Believe me, you want to be in the middle.

Those that think they have some divine talent typically write like shit and those that think their writing is shit are often talented, yet they are hampered by an inability to overcome their own perceived limitations.

Usually, what both ends of the spectrum lack is a good critique partner. It's my general rule that for each of my manuscripts, I use at least two critique partners before it's ready to send to my agent. Why two? Because if two of the critique partners pick up on a particular criticism, then addressing the criticism becomes mandatory. Their criticism becomes true, so to speak, and not just opinion. Obviously, this presupposes that I've got good critique partners for this project. I do. (Thank you Shandy Lawson and Mindy McGinnis.)
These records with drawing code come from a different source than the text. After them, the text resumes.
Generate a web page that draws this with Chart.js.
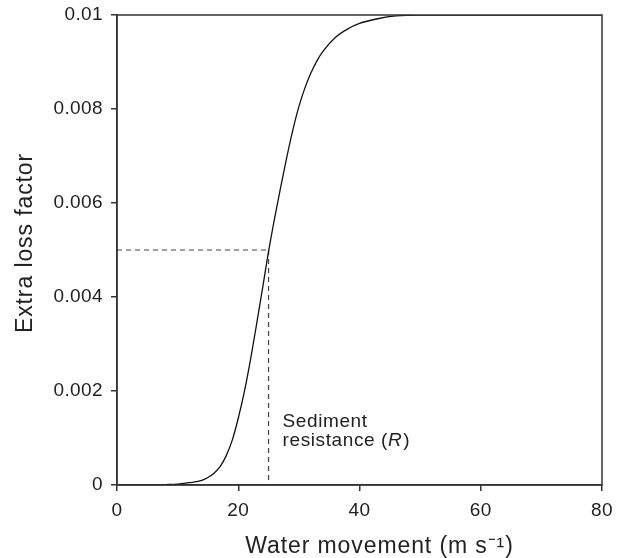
<!DOCTYPE html>
<html>
<head>
<meta charset="utf-8">
<script src="https://cdn.jsdelivr.net/npm/chart.js@4"></script>
<style>
  html, body { margin: 0; padding: 0; background: #fff; }
  #wrap { width: 633px; height: 558px; }
</style>
</head>
<body>
<div id="wrap"><canvas id="chart" width="633" height="558"></canvas></div>
<script>
// curve
const waterMovement = [0, 5, 8, 10, 12, 14, 15, 16, 17, 18, 19, 20, 21, 22, 23, 24, 25, 26, 27, 28, 29, 30, 31, 32, 33, 34, 36, 38, 40, 43, 46, 50, 60, 70, 80];
const extraLoss = [0, 0, 0.00001, 0.00002, 0.00005, 0.0001, 0.00016, 0.00025, 0.00039, 0.00062, 0.00095, 0.00142, 0.00198, 0.00265, 0.0034, 0.00418, 0.00497, 0.00568, 0.00634, 0.00697, 0.00755, 0.00805, 0.00845, 0.00877, 0.00903, 0.00923, 0.00952, 0.0097, 0.00982, 0.00992, 0.00998, 0.01, 0.01, 0.01, 0.01];

// sediment resistance marker
const resistanceX = 25;
const resistanceY = 0.005;

const xTicks = [0, 20, 40, 60, 80];
const yTicks = [0, 0.002, 0.004, 0.006, 0.008, 0.01];
const yTickLabels = ['0', '0.002', '0.004', '0.006', '0.008', '0.01'];

const FONT = '"Liberation Sans", Arial, sans-serif';
const AXIS = '#333';
const TEXT = '#222';

const curve = waterMovement.map((x, i) => ({ x: x, y: extraLoss[i] }));

const spacing = {
    id: 'spacing',
    beforeDraw(chart) { chart.ctx.letterSpacing = '0.4px'; }
};

const frame = {
    id: 'frame',
    afterDatasetsDraw(chart) {
        const a = chart.chartArea;
        const ctx = chart.ctx;
        const xs = chart.scales.x, ys = chart.scales.y;
        ctx.save();
        ctx.strokeStyle = AXIS;
        ctx.lineWidth = 1.5;
        ctx.strokeRect(a.left, a.top, a.right - a.left, a.bottom - a.top);

        // label next to the vertical dashed line
        const px = xs.getPixelForValue(resistanceX) + 14;
        const py = ys.getPixelForValue(0) - 58;
        ctx.fillStyle = TEXT;
        ctx.letterSpacing = '0.6px';
        ctx.textBaseline = 'alphabetic';
        ctx.textAlign = 'left';
        ctx.font = '19px ' + FONT;
        ctx.fillText('Sediment', px, py);
        const t = 'resistance (';
        ctx.fillText(t, px, py + 19);
        let w = ctx.measureText(t).width;
        ctx.font = 'italic 19px ' + FONT;
        ctx.fillText('R', px + w, py + 19);
        w += ctx.measureText('R').width;
        ctx.font = '19px ' + FONT;
        ctx.fillText(')', px + w + 1, py + 19);

        // axis titles
        ctx.letterSpacing = '0.9px';
        ctx.font = '23px ' + FONT;
        ctx.textAlign = 'center';
        ctx.fillText('Water movement (m s⁻¹)', (a.left + a.right) / 2 + 20, 553);
        ctx.save();
        ctx.translate(32, (a.top + a.bottom) / 2 - 7);
        ctx.rotate(-Math.PI / 2);
        ctx.fillText('Extra loss factor', 0, 0);
        ctx.restore();
        ctx.restore();
    }
};

new Chart(document.getElementById('chart'), {
    type: 'line',
    data: {
        datasets: [
            {
                data: curve,
                borderColor: '#111',
                borderWidth: 1.3,
                pointRadius: 0,
                cubicInterpolationMode: 'monotone',
                fill: false
            },
            {
                data: [{ x: 0, y: resistanceY }, { x: resistanceX, y: resistanceY }],
                borderColor: '#444',
                borderWidth: 1.2,
                borderDash: [5, 4],
                pointRadius: 0
            },
            {
                data: [{ x: resistanceX, y: resistanceY }, { x: resistanceX, y: 0 }],
                borderColor: '#444',
                borderWidth: 1.2,
                borderDash: [5, 4],
                pointRadius: 0
            }
        ]
    },
    options: {
        responsive: false,
        animation: false,
        layout: { padding: { left: 0, right: 31, top: 15, bottom: 0 } },
        plugins: { legend: { display: false }, tooltip: { enabled: false } },
        scales: {
            x: {
                type: 'linear',
                min: 0,
                max: 80,
                afterBuildTicks: (s) => { s.ticks = xTicks.map(v => ({ value: v })); },
                afterFit: (s) => { s.height = 73; s.paddingLeft = 0; s.paddingRight = 0; },
                grid: { drawOnChartArea: false, drawTicks: true, tickLength: 6, color: AXIS, lineWidth: 1.5 },
                border: { display: true, color: AXIS, width: 1.5 },
                ticks: { color: TEXT, font: { family: FONT, size: 19 }, padding: 8, maxRotation: 0 }
            },
            y: {
                min: 0,
                max: 0.01,
                afterBuildTicks: (s) => { s.ticks = yTicks.map(v => ({ value: v })); },
                afterFit: (s) => { s.width = 117; s.paddingTop = 0; s.paddingBottom = 0; },
                grid: { drawOnChartArea: false, drawTicks: true, tickLength: 6, color: AXIS, lineWidth: 1.5 },
                border: { display: true, color: AXIS, width: 1.5 },
                ticks: {
                    color: TEXT,
                    font: { family: FONT, size: 19 },
                    padding: 8,
                    callback: (v) => { const i = yTicks.indexOf(v); return i >= 0 ? yTickLabels[i] : ''; }
                }
            }
        }
    },
    plugins: [spacing, frame]
});
</script>
</body>
</html>
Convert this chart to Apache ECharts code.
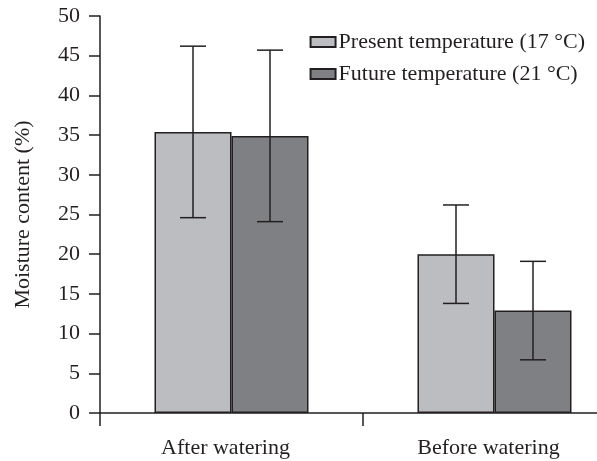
<!DOCTYPE html>
<html lang="en">
<head>
    <meta charset="UTF-8">
    <script src="https://cdn.jsdelivr.net/npm/echarts@6/dist/echarts.min.js"></script>
    <title>Moisture content</title>
    <style>
        html, body { margin: 0; padding: 0; background: #fff; overflow: hidden; }
        /* chart is wider than the window: the x axis runs off the right edge */
        #main { width: 626px; height: 461px; }
    </style>
</head>
<body>
    <div id="main"></div>
    <script>
        var categories = ['After watering', 'Before watering'];
        var seriesNames = ['Present temperature (17 \u00b0C)', 'Future temperature (21 \u00b0C)'];
        var presentMean = [35.4, 20.0];
        var presentErr = [10.8, 6.2];
        var futureMean = [34.9, 12.9];
        var futureErr = [10.8, 6.2];

        var ink = '#231f20';
        var font = 'Liberation Serif';
        var barW = 77;

        function errData(mean, err) {
            var out = [];
            for (var i = 0; i < mean.length; i++) {
                out.push([i, mean[i] - err[i], mean[i] + err[i]]);
            }
            return out;
        }

        // draws whisker + caps, shifted onto its bar
        function errRender(shift) {
            return function (params, api) {
                var lo = api.coord([api.value(0), api.value(1)]);
                var hi = api.coord([api.value(0), api.value(2)]);
                var x = lo[0] + shift;
                var cap = 13;
                var st = { stroke: ink, lineWidth: 1.5 };
                return {
                    type: 'group',
                    children: [
                        { type: 'line', shape: { x1: x, y1: lo[1], x2: x, y2: hi[1] }, style: st },
                        { type: 'line', shape: { x1: x - cap, y1: hi[1], x2: x + cap, y2: hi[1] }, style: st },
                        { type: 'line', shape: { x1: x - cap, y1: lo[1], x2: x + cap, y2: lo[1] }, style: st }
                    ]
                };
            };
        }

        var chart = echarts.init(document.getElementById('main'));
        var option = {
            animation: false,
            textStyle: { fontFamily: font, color: ink },
            legend: {
                data: seriesNames,
                orient: 'vertical',
                right: 41,
                top: 31,
                padding: 0,
                itemGap: 10,
                itemWidth: 25,
                itemHeight: 10,
                icon: 'rect',
                textStyle: { fontFamily: font, fontSize: 22, color: ink, padding: [0, 0, 0, -2] }
            },
            grid: { left: 100, top: 16, bottom: 48, right: 0, outerBoundsMode: 'none' },
            xAxis: {
                type: 'category',
                data: categories,
                axisLine: { lineStyle: { color: ink, width: 1.5 } },
                axisTick: { show: true, length: 13, lineStyle: { color: ink, width: 1.5 } },
                axisLabel: { fontFamily: font, fontSize: 22, color: ink, margin: 24, padding: [0, 12, 0, 0] }
            },
            yAxis: {
                type: 'value',
                min: 0,
                max: 50,
                interval: 5,
                name: 'Moisture content (%)',
                nameLocation: 'middle',
                nameGap: 66,
                nameTextStyle: { fontFamily: font, fontSize: 22, color: ink },
                axisLine: { show: true, lineStyle: { color: ink, width: 1.5 } },
                axisTick: { show: true, length: 11, lineStyle: { color: ink, width: 1.5 } },
                axisLabel: { fontFamily: font, fontSize: 22, color: ink, margin: 20 },
                splitLine: { show: false }
            },
            series: [
                {
                    name: seriesNames[0],
                    type: 'bar',
                    barWidth: barW,
                    barGap: 0,
                    itemStyle: { color: '#bcbdc1', borderColor: ink, borderWidth: 1.5 },
                    data: presentMean
                },
                {
                    name: seriesNames[1],
                    type: 'bar',
                    barWidth: barW,
                    barGap: 0,
                    itemStyle: { color: '#7f8083', borderColor: ink, borderWidth: 1.5 },
                    data: futureMean
                },
                {
                    type: 'custom',
                    renderItem: errRender(-barW / 2),
                    encode: { x: 0, y: [1, 2] },
                    data: errData(presentMean, presentErr),
                    z: 10
                },
                {
                    type: 'custom',
                    renderItem: errRender(barW / 2),
                    encode: { x: 0, y: [1, 2] },
                    data: errData(futureMean, futureErr),
                    z: 10
                }
            ]
        };
        chart.setOption(option);
    </script>
</body>
</html>
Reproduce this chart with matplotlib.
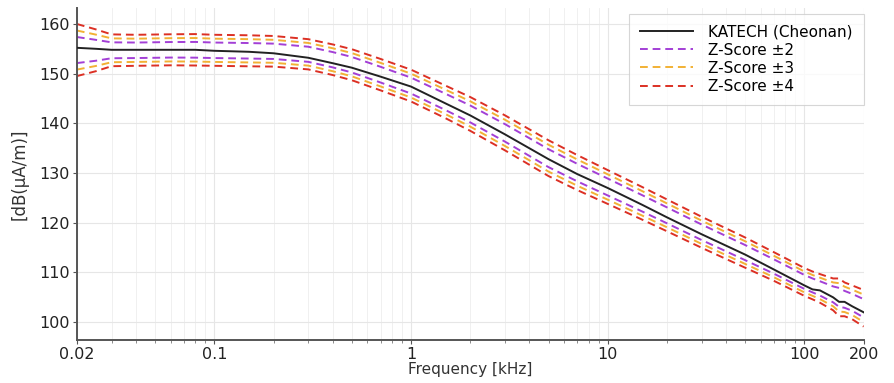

Editing can be difficult trying to figure out what stays and what goes. Stephen King is famous for (among other things) coining the phrase "kill your darlings," in reference to snipping good prose. Knowing which darlings to kill helps when your critique partners are in agreement. Remember, the purpose of being critiqued, ultimately, is so you can tell a better story.

Tuesday, December 4, 2012

Little Milestones

My critique partner Mindy McGinnis just posted about getting a firm release date of September 9th, 2013 for her debut, NOT A DROP TO DRINK. It got me thinking a bit about the scarcity of moments when this whole book endeavor doesn't seem like something that is happening to someone else.

The publishing business can be one giant, somewhat coordinated ballet of hurry-up-and-wait. I've spoken before, I think, about the milestones a debut author reaches on the way to their actual - neigh mythical - release date.  The first time you get an advance, the first time the PR department contacts you, the first time you see your cover - these stepping stones on the publication path are more like waypoints cemented in reality for a journey so detached from an author's everyday life, the author often needs a reminder that he or she is even on the journey at all. Ultimately, these little moments give weight to the words, "I signed a book deal," even when that statement is met with a suspicious eye.

So when debut authors reach these milestones, we tend to want to make a big deal out of them. It's a good opportunity to stop and catch our breath and reflect on the amazingness of what is happening. Though it may seem like some kind of shameless self promotion for a book still a long way off, I can assure you there is much more catharsis to the jumping and shouting and cheering. It's our way of inwardly saying, "See? It's real! I'm not crazy!" Because let's face it, in this market, a book deal in fiction has more in common with a Bigfoot sighting than we authors want to admit.

Monday, November 26, 2012

Where the Atmosphere is Thick

These past few months I’ve been woefully out of touch. My blog sits unused with a post dated from early September dangling out there in the digital ether. Notes from my agent are getting stale on my desk. A sequel to The Revelation of Gabriel Adam awaits a completion of the first draft. 

Yet, I just can’t seem to get it together.

Perhaps it’s having an eight-month-old child at home to contend with, or the grind of trying to lock down a job, but motivation has been a struggle to find.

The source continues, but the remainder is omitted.